We’re used to thinking of Russian leader Vladimir Putin as a dictator who has complete control of his country. Maybe he does, but the Wagner Group mutiny certainly shook that idea. It presented Putin in a very different light than the one most Americans are accustomed to. It suggested he’s got some real problems, even if it’s hard to know what or how serious they are.
It’s likely to take time for the meaning of the events to shake out. Reports out of Russia have been incomplete and contradictory. Because of Putin’s suppression of free speech and the press, Russia lacks a strong, independent news media that we can rely on for the truth.
The initial reaction in the West was that the uprising weakened Putin. That ought to be good news for the U.S.-backed Ukrainian military, which has begun a counteroffensive in response to Russia’s invasion. But Putin could also use the chaos to further crack down on critics and strengthen his hand.
At the center of the controversy is Yevgeny Prigozhin, an oligarch who says he founded the Wagner Group in 2014. A former caterer and restaurant owner, he leveraged a relationship with Putin to build a business network, including a private army with an estimated 25,000 troops.
The use of private forces in warfare isn’t unique to Russia. In 2016, one in four U.S. personnel in Iraq and Afghanistan were private contractors, the Navy Times reported. But the Wagner Group has played an unusually prominent role on the battlefield. In Ukraine, it was heavily involved in the capture of the city of Bakhmut. It’s also fought in Syria, Libya, the Central African Republic and Mali.
Many Wagner fighters are former prisoners who took up arms in exchange for being released. Some have been accused of atrocities, including the killing of civilians, torture, rape and robbery.
Prigozhin clashed publicly with Russian military leaders, accusing them of incompetence. He seemed to hope Putin would remove the top generals, but that didn’t happen. Instead, he lost access to prisons for recruiting and was told to sign a contract with the military.
It’s not clear what became the last straw, but on June 24, his troops left Ukraine, took over a military headquarters in southern Russia and started toward Moscow. Then, abruptly, they stopped. After a wild weekend of confusing news, Prigozhin was exiled to Belarus, a staunch Russian ally. The Kremlin “went into overdrive” to project stability, the Washington Post reported.
It’s tempting, for us in the West, to see any development that seems to weaken Russian leadership as positive. That’s not necessarily true. From all indications, Prigozhin, if he were to regain influence, is every bit as murderous and unpredictable as Putin.

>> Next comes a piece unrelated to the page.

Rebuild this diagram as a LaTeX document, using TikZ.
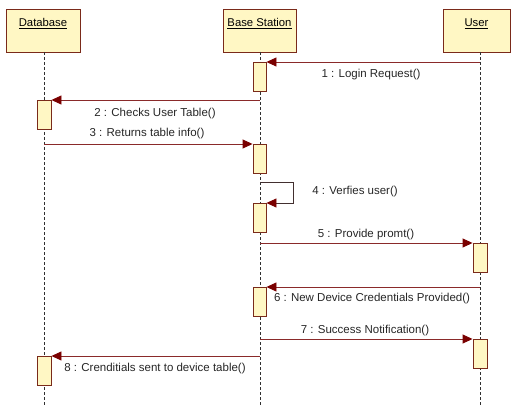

More seriously, we should be concerned about instability in Russia’s government and military. Russia and the United States are the world’s leading nuclear powers by far. Russia possesses 6,000 nuclear warheads, 1,584 of which are deployed, according to the Union of Concerned Scientists. Some are deployed in Belarus. Anything that makes their control unstable is cause for worry.
Putin has shown himself to be a ruthless leader, devoted to holding onto power at all costs. If he believes his authority is threatened, it’s not clear how he would react.

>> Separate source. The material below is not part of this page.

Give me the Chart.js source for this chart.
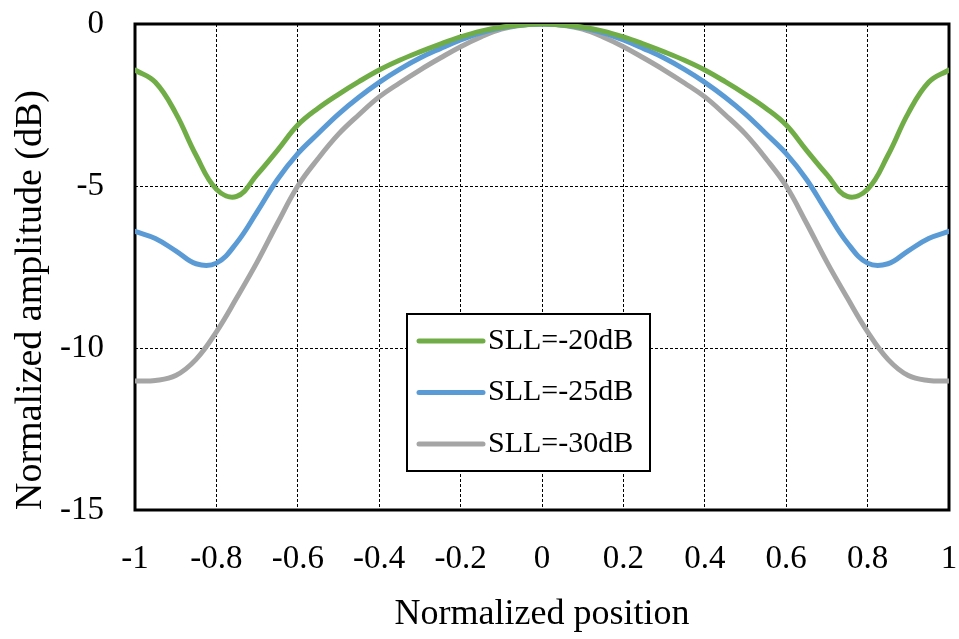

We Americans rely on our intelligence officials and foreign policy experts to understand what’s happening in Russia and how it’s likely to play out. But even the best experts cannot predict the future.

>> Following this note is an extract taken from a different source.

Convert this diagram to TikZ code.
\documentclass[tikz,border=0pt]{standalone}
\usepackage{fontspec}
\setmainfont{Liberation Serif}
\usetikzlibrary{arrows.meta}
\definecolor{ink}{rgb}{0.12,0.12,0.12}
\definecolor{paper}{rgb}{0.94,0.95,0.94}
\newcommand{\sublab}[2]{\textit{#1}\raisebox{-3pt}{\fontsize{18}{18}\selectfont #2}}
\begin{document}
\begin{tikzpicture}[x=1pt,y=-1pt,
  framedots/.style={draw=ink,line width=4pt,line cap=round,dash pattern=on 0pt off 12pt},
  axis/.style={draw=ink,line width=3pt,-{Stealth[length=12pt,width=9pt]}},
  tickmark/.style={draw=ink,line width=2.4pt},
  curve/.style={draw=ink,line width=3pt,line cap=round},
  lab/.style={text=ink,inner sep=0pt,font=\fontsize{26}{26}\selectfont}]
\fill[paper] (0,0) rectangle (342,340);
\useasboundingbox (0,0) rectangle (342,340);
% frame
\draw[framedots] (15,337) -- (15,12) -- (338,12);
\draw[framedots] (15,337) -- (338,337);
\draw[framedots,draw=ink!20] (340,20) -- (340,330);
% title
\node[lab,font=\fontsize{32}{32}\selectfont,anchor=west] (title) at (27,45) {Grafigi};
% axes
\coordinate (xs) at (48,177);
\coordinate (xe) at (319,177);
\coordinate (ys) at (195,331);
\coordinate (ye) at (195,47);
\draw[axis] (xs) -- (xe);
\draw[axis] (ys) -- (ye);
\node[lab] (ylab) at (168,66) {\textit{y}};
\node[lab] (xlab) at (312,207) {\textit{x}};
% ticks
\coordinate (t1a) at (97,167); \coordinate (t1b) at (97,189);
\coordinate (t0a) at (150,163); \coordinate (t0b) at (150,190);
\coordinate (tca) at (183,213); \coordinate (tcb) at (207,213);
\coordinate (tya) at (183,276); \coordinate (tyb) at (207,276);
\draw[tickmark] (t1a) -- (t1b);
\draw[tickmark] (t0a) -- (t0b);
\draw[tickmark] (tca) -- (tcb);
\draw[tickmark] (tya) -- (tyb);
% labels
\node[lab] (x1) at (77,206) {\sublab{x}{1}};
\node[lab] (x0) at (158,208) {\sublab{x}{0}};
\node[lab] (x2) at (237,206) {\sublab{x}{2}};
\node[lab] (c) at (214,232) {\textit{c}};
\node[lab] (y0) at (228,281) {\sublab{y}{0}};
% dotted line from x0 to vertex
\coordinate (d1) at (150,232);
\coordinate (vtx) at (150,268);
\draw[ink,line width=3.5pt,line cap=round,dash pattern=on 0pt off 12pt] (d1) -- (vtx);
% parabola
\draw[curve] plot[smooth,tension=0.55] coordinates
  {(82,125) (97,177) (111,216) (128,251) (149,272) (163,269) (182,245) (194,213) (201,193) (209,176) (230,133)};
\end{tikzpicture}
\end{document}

Winston Churchill famously described Russia as “a riddle, wrapped in a mystery, inside an enigma.” He said those words in 1939. They’re every bit as true today.
— Lee Hamilton is a senior advisor for the Indiana University Center on Representative Government; a distinguished scholar at the IU Hamilton Lugar School of Global and International Studies and a professor of practice at the IU O’Neill School of Public and Environmental Affairs. He was a member of the U.S. House of Representatives for 34 years.